- **Problem**:
Read the entries below and pull out each line with the string "draws".

Given entries start

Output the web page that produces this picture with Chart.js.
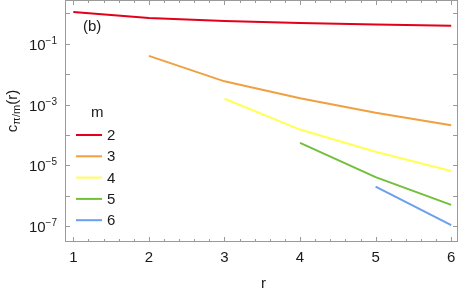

Given entries end
Given entries start

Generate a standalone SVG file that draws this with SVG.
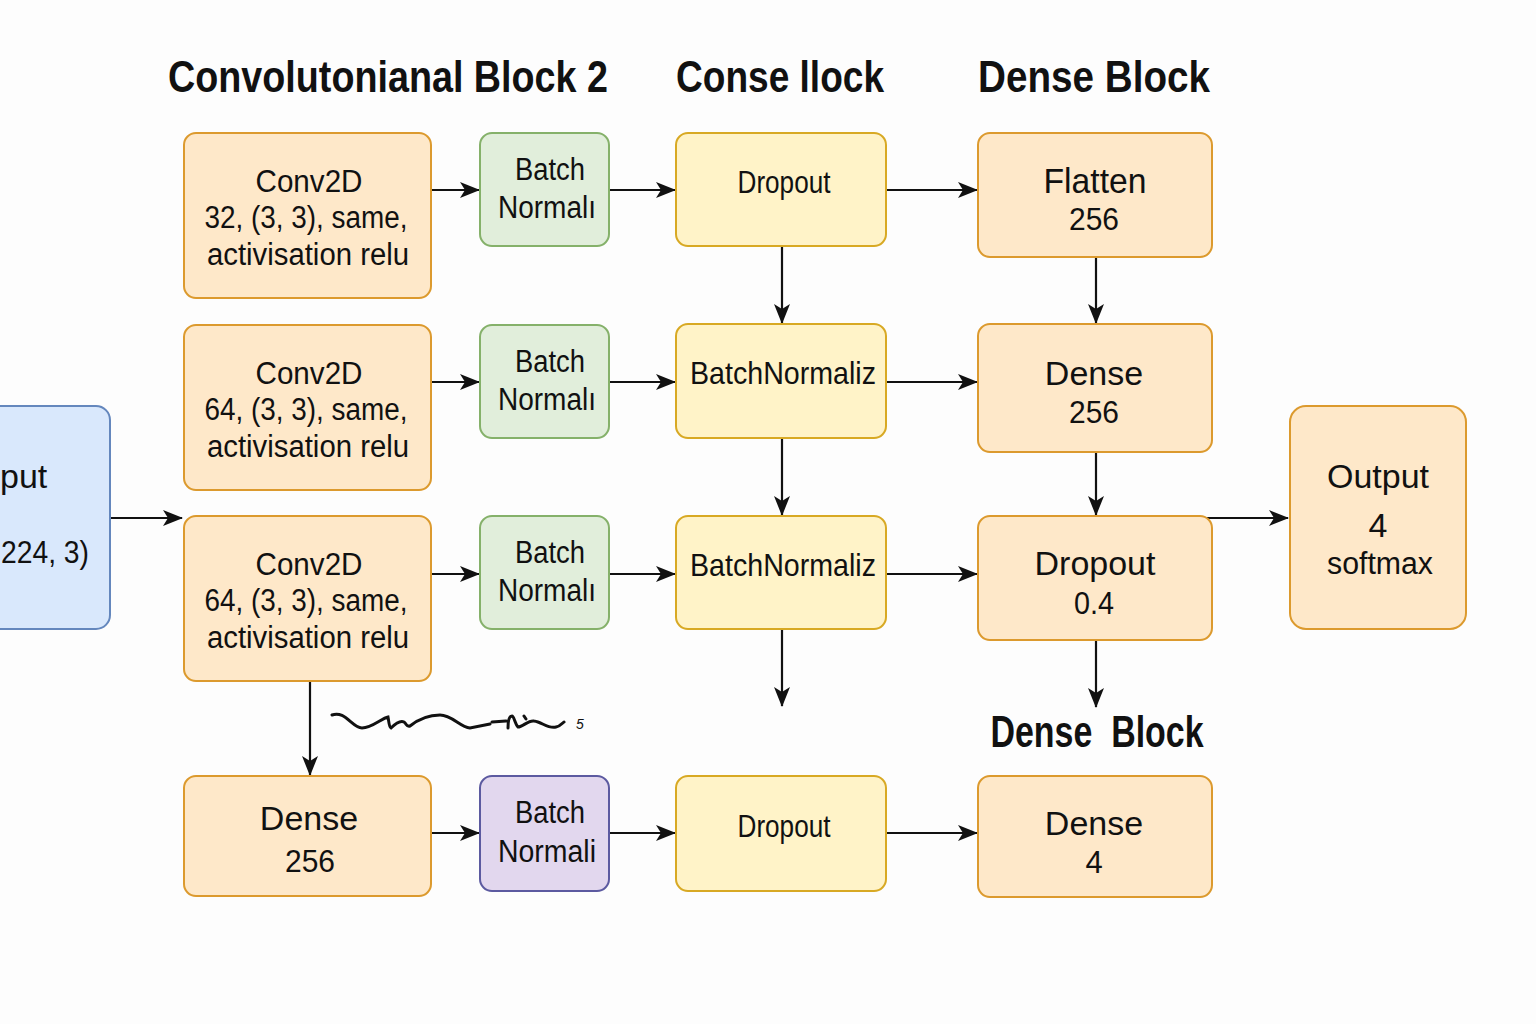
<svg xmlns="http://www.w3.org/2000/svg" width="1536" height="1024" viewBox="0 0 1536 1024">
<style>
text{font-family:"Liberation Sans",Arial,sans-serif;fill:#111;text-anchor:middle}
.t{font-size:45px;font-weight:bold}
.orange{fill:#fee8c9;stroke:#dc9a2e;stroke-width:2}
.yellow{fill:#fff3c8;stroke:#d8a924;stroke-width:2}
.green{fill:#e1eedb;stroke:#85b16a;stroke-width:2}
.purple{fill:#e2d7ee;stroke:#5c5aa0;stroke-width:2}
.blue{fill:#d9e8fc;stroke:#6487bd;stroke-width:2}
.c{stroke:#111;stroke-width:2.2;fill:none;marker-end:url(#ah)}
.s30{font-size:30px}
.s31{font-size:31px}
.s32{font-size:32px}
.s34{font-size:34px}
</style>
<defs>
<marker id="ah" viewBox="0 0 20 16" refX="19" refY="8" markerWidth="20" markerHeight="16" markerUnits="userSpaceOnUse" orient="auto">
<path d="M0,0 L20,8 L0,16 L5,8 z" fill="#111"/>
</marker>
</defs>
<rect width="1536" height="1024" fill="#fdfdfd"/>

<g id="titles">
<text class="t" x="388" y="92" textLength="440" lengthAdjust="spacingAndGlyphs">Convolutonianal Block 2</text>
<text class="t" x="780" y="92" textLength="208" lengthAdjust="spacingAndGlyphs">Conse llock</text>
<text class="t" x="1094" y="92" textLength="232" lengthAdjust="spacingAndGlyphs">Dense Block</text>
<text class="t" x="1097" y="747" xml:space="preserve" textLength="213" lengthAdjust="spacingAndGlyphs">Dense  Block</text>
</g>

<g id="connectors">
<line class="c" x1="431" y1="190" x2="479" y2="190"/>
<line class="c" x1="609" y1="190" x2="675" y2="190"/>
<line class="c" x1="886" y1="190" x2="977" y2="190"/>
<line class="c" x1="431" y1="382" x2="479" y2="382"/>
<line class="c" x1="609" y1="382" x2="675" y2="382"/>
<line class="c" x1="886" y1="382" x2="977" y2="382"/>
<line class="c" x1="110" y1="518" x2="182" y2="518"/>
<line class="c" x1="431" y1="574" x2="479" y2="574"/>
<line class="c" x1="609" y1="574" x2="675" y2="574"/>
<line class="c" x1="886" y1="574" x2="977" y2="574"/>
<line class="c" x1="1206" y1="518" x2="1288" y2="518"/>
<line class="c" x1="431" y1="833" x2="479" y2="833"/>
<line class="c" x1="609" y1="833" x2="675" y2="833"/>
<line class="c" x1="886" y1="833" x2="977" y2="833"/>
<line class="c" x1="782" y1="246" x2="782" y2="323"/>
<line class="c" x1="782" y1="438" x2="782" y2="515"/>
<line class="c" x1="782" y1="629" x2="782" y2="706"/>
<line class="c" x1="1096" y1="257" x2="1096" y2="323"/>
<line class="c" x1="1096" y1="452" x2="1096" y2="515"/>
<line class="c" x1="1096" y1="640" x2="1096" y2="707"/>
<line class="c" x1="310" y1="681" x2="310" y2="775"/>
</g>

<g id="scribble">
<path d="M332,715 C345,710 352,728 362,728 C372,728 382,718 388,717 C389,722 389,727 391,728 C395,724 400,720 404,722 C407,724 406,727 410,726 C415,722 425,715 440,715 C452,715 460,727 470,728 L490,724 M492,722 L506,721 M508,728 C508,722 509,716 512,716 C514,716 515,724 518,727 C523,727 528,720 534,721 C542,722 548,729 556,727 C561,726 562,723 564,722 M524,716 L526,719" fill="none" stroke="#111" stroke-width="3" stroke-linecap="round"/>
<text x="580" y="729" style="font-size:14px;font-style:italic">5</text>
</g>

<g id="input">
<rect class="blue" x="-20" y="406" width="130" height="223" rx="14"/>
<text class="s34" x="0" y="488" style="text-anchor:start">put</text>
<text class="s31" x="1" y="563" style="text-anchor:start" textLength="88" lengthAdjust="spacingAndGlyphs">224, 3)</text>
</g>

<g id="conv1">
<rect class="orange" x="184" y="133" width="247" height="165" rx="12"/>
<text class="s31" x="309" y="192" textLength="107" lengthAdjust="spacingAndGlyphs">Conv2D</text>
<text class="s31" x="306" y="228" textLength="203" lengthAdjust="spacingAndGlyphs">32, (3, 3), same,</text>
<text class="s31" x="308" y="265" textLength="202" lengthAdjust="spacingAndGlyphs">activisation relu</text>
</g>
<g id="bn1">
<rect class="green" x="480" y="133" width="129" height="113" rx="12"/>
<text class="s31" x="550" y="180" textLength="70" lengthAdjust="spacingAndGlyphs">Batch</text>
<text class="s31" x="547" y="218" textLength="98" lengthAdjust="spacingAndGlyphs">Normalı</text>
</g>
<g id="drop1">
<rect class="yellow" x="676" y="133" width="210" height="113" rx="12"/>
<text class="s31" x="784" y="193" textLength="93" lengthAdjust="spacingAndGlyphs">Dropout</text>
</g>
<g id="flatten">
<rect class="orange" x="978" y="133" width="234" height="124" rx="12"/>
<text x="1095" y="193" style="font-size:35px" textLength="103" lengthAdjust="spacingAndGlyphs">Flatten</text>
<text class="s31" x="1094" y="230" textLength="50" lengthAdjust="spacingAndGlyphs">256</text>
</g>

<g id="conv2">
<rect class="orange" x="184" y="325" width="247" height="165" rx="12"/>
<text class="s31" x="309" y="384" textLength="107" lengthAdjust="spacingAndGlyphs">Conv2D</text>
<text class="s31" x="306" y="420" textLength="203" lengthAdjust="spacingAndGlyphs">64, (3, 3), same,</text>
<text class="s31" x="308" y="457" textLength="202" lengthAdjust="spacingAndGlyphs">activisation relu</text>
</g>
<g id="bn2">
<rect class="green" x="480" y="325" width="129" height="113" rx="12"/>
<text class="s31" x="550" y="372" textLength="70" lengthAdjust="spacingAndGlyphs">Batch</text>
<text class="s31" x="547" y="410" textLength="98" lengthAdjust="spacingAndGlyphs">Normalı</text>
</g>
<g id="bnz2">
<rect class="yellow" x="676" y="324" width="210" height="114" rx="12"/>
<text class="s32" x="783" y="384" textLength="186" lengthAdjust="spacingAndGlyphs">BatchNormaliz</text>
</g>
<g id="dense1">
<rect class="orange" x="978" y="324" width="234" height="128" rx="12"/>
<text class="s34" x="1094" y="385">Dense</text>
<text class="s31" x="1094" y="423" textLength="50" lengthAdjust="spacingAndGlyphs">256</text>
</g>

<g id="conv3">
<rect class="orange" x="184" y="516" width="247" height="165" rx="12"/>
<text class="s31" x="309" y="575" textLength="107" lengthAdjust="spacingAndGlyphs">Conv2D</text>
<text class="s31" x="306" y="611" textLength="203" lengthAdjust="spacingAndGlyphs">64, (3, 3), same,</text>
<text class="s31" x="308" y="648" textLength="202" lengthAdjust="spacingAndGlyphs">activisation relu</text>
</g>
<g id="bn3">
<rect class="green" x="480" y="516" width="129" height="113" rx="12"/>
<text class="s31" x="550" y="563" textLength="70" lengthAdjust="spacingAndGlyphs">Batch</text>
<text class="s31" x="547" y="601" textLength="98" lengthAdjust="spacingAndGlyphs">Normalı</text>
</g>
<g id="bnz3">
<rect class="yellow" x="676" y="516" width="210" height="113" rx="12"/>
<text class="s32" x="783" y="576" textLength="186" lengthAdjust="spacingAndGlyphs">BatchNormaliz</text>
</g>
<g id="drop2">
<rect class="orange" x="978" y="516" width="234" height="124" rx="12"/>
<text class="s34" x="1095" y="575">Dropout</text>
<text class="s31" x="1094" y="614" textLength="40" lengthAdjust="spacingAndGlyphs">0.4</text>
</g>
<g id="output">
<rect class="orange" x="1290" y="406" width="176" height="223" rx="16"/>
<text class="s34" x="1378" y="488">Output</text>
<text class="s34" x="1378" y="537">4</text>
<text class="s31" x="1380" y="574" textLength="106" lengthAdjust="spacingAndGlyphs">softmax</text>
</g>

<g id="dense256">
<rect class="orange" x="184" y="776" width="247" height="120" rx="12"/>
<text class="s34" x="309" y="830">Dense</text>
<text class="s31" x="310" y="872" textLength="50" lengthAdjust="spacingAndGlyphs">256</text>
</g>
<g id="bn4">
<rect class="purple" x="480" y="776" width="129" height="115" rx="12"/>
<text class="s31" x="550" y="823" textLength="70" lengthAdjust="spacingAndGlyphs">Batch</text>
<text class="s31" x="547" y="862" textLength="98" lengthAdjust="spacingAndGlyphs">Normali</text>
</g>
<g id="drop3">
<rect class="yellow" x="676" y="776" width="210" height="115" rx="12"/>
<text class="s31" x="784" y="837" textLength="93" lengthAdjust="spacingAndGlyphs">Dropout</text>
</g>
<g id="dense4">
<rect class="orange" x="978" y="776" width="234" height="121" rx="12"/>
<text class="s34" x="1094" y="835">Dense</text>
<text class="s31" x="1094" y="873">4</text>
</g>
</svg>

Given entries end
Given entries start

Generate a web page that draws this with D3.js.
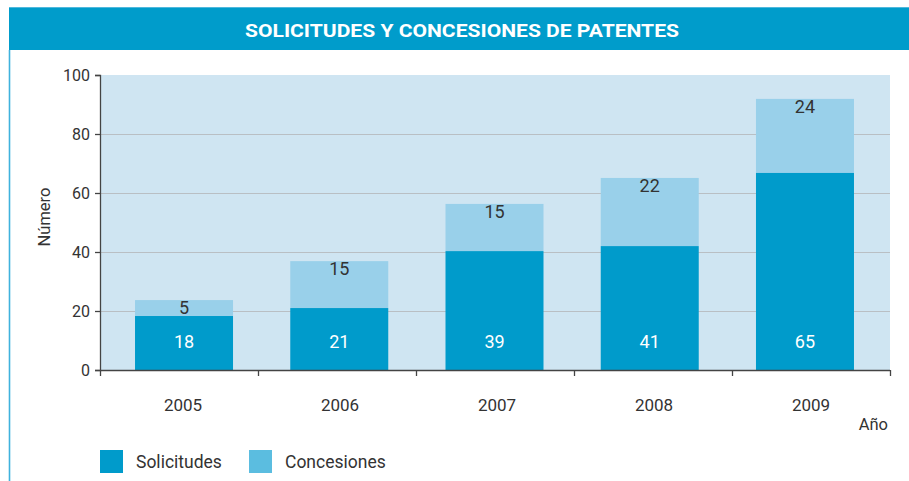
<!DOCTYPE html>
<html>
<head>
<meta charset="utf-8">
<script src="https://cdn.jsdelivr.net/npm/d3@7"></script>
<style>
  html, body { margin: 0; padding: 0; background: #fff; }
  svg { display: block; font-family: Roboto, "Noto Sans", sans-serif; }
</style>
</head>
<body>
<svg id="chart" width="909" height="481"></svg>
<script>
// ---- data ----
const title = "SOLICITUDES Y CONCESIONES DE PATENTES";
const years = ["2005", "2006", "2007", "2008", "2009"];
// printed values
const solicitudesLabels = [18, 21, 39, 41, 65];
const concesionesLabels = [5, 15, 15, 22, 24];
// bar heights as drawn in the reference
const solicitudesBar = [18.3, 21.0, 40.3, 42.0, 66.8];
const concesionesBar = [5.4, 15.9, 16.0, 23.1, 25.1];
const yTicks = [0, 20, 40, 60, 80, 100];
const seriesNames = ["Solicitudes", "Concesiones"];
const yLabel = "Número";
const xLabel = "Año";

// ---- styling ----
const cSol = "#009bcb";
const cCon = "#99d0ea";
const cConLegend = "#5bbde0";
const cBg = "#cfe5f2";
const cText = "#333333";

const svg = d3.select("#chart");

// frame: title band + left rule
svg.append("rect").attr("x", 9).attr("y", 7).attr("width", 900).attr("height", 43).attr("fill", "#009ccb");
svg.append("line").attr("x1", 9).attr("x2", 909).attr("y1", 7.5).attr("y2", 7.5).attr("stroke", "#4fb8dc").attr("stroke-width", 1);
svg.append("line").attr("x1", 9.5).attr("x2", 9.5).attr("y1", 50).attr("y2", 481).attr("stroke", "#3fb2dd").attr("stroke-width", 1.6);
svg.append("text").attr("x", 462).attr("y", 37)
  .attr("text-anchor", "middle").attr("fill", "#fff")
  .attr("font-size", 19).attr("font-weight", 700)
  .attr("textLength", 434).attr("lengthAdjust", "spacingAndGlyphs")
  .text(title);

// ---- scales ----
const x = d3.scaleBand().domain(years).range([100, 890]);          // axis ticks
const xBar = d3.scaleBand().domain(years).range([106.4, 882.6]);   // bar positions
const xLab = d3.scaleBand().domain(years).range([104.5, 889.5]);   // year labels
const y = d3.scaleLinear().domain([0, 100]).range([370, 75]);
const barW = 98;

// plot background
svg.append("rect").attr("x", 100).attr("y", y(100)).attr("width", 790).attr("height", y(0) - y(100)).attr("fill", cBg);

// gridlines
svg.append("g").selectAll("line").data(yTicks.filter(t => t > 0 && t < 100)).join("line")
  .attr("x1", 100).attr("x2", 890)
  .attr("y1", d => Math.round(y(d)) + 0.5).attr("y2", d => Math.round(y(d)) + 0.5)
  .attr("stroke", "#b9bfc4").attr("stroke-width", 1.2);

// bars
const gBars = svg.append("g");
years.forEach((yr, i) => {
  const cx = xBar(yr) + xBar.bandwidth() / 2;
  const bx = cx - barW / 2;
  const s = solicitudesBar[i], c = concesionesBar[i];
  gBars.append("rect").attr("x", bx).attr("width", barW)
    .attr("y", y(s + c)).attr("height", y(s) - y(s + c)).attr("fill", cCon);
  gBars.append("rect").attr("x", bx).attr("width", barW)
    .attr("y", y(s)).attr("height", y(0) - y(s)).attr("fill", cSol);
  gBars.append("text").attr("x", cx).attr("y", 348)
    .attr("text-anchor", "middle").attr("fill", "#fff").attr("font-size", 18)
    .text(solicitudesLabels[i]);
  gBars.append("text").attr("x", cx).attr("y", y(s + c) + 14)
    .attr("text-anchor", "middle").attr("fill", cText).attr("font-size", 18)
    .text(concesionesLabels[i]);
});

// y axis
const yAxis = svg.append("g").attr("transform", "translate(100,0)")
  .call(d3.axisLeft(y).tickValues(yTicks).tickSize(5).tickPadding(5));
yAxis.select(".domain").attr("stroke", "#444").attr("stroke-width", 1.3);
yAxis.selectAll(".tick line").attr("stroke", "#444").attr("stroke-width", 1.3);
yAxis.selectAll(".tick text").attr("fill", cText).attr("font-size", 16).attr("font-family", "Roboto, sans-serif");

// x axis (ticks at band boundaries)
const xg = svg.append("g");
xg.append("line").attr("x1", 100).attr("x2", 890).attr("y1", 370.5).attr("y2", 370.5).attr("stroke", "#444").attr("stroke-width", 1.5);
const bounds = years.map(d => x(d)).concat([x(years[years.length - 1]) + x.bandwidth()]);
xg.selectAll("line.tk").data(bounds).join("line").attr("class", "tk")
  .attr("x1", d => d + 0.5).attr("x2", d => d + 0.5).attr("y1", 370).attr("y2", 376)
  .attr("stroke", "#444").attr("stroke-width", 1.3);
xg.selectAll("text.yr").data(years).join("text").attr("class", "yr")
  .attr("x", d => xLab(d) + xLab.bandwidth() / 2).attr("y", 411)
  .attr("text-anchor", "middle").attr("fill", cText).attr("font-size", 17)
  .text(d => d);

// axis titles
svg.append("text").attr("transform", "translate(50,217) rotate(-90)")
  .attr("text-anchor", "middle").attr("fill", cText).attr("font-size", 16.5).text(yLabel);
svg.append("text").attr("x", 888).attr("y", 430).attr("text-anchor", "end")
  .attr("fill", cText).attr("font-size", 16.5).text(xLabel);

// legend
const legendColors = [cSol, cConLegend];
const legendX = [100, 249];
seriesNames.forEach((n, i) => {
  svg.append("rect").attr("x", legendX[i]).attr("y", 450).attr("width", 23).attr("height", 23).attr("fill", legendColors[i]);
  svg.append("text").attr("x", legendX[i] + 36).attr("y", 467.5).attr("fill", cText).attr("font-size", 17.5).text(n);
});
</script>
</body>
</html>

Given entries end

- **Correct output**:
Generate a standalone SVG file that draws this with SVG.
Generate a web page that draws this with D3.js.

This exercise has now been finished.